Title: Winter (Seasonal #2)
Writer: Ali Smith
Publishing House: Hamish Hamilton
Date of Publication: November 2nd 2017
Rating: 5 stars
‘’God was dead: to begin with.
And romance was dead. Chivalry was dead.
Poetry, the novel, painting, they were all dead, and art was dead. Theatre and cinema were both dead. Literature was dead. The book was dead.’’
Winter. I concluded my first reading experience in Ali Smith’s universe on a day when the centre of Athens was covered in snow. Sun and snow in the heart of the capital, the first in almost 20 years. During a break in my teaching sessions – because Zoom is still going strong, damn it!- I looked outside my window as the snow was falling. Silence and children’s laughter. And I thought, why does winter fascinate us so much? What is it that makes it so special? Does it bring us together or drive us apart? In Ali Smith’s moving masterpiece, both happen. As in life itself.
‘’It can do this because it’s midwinter, which is a time of year when children and gods are meant to meet, when a child can speak to gods and gods are meant to listen, a time that’s about children and gods being related.’’
Sophie, Iris, Art, Lux. Four people trying to spend Christmas Day as peacefully as they can, trying to remain unscathed by their reluctant interaction. Small chance, really. Two sisters, as different as day and night, and two strangers that decided to follow one another, each one obeying a special motive. Memories come and go, past anger and regrets come to the surface. Who are they? What are they looking for? Where will this search end? Why don’t we listen but remain too much in love with our own voice? Moving back and forth to an eventful past and a frighteningly uncertain present, Ali Smith’s characters share their thoughts on age and obligations, dreams and reality, ghosts and the people that pass by in a flash, freedom and revolution and propriety. Love and anger.
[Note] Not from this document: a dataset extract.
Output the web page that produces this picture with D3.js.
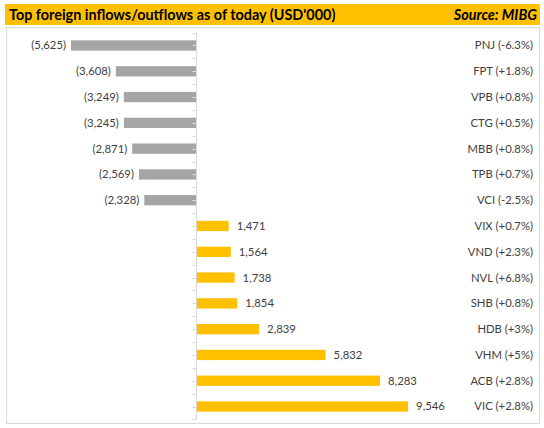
<!DOCTYPE html>
<html>
<head>
<meta charset="utf-8">
<script src="https://cdn.jsdelivr.net/npm/d3@7"></script>
<style>
  body { margin: 0; background: #fff; }
  text { font-family: Lato, "Open Sans", sans-serif; }
</style>
</head>
<body>
<div class="chart"></div>
<script>
// tickers, % change label and net flow (USD'000)
const tickers = ["PNJ", "FPT", "VPB", "CTG", "MBB", "TPB", "VCI", "VIX", "VND", "NVL", "SHB", "HDB", "VHM", "ACB", "VIC"];
const changes = ["-6.3%", "+1.8%", "+0.8%", "+0.5%", "+0.8%", "+0.7%", "-2.5%", "+0.7%", "+2.3%", "+6.8%", "+0.8%", "+3%", "+5%", "+2.8%", "+2.8%"];
const flows = [-5625, -3608, -3249, -3245, -2871, -2569, -2328, 1471, 1564, 1738, 1854, 2839, 5832, 8283, 9546];

const title = "Top foreign inflows/outflows as of today (USD'000)";
const source = "Source: MIBG";

const W = 544, H = 428;
const svg = d3.select('.chart').append('svg')
    .attr('width', W)
    .attr('height', H);

// header band
svg.append('rect')
    .attr('x', 5).attr('y', 4)
    .attr('width', 535).attr('height', 21)
    .attr('fill', '#FFC000');
svg.append('text')
    .attr('x', 9).attr('y', 19.5)
    .attr('font-size', 14.4).attr('font-weight', 'bold')
    .attr('fill', '#000')
    .text(title);
svg.append('text')
    .attr('x', 537).attr('y', 19.5)
    .attr('text-anchor', 'end')
    .attr('font-size', 14.4).attr('font-weight', 'bold').attr('font-style', 'italic')
    .attr('fill', '#000')
    .text(source);

// chart frame
svg.append('rect')
    .attr('x', 6.5).attr('y', 27.5)
    .attr('width', 533).attr('height', 396)
    .attr('fill', 'none')
    .attr('stroke', '#D9D9D9');

const rows = tickers.map((t, i) => ({ name: t, change: changes[i], value: flows[i] }));

// scales
const x = d3.scaleLinear()
    .domain([-6000, 10000])
    .range([196 - 6000 * 0.02222, 196 + 10000 * 0.02222]);
const y = d3.scaleBand()
    .domain(tickers)
    .range([32.6, 419.4])
    .paddingInner(0.6)
    .paddingOuter(0.3);

const zero = Math.round(x(0)) + 0.5;

// bars
svg.selectAll('.bar')
    .data(rows)
    .enter().append('rect')
    .attr('class', 'bar')
    .attr('x', d => x(Math.min(0, d.value)))
    .attr('y', d => y(d.name))
    .attr('width', d => Math.abs(x(d.value) - x(0)))
    .attr('height', y.bandwidth())
    .attr('fill', d => d.value < 0 ? '#A5A5A5' : '#FFC000');

// category axis with half-step ticks
const yTop = y.range()[0], yBottom = y.range()[1];
const tickYs = d3.range(0, tickers.length * 2 + 1).map(k => yTop + k * (yBottom - yTop) / (tickers.length * 2));
const axis = svg.append('g');
axis.append('line')
    .attr('x1', zero).attr('x2', zero)
    .attr('y1', yTop).attr('y2', yBottom)
    .attr('stroke', '#D9D9D9');
axis.selectAll('.tick')
    .data(tickYs)
    .enter().append('line')
    .attr('class', 'tick')
    .attr('x1', zero - 4).attr('x2', zero)
    .attr('y1', d => Math.round(d) + 0.5).attr('y2', d => Math.round(d) + 0.5)
    .attr('stroke', '#D9D9D9');

// value labels
const fmt = d3.format(',');
svg.selectAll('.val')
    .data(rows)
    .enter().append('text')
    .attr('class', 'val')
    .attr('x', d => d.value < 0 ? x(d.value) - 5 : x(d.value) + 8)
    .attr('y', d => y(d.name) + y.bandwidth() / 2)
    .attr('dy', '0.35em')
    .attr('text-anchor', d => d.value < 0 ? 'end' : 'start')
    .attr('font-size', 11.3)
    .attr('fill', '#404040')
    .text(d => d.value < 0 ? '(' + fmt(-d.value) + ')' : fmt(d.value));

// category labels on the right
svg.selectAll('.cat')
    .data(rows)
    .enter().append('text')
    .attr('class', 'cat')
    .attr('x', 533)
    .attr('y', d => y(d.name) + y.bandwidth() / 2)
    .attr('dy', '0.35em')
    .attr('text-anchor', 'end')
    .attr('font-size', 11.3)
    .attr('fill', '#404040')
    .text(d => d.name + ' (' + d.change + ')');
</script>
</body>
</html>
In a world where money is all there is because we chose to make it so, in a country where Brexit is a reality, in a time when a madman enters the White House, one may feel like a piece of stone, heavy and still. Do we let others create a sculpture of us, projecting their image on ourselves? Or do we CHOOSE to grab the tools and break the mold? After the attack on the Capitol by a bunch of uneducated bigots/racists/all-around barbarians obeying a monster, the final pages in Smith’s masterpiece became all the more poignant.
‘’It’s winter, still. There’s no snow. There’s been almost none all winter. It’ll be one of the warmest winters on record, again.
Still, it’s colder in some places than others.
This morning there was frost on the ridges of the turned earth across the fields, frost the sun had melted on one side only.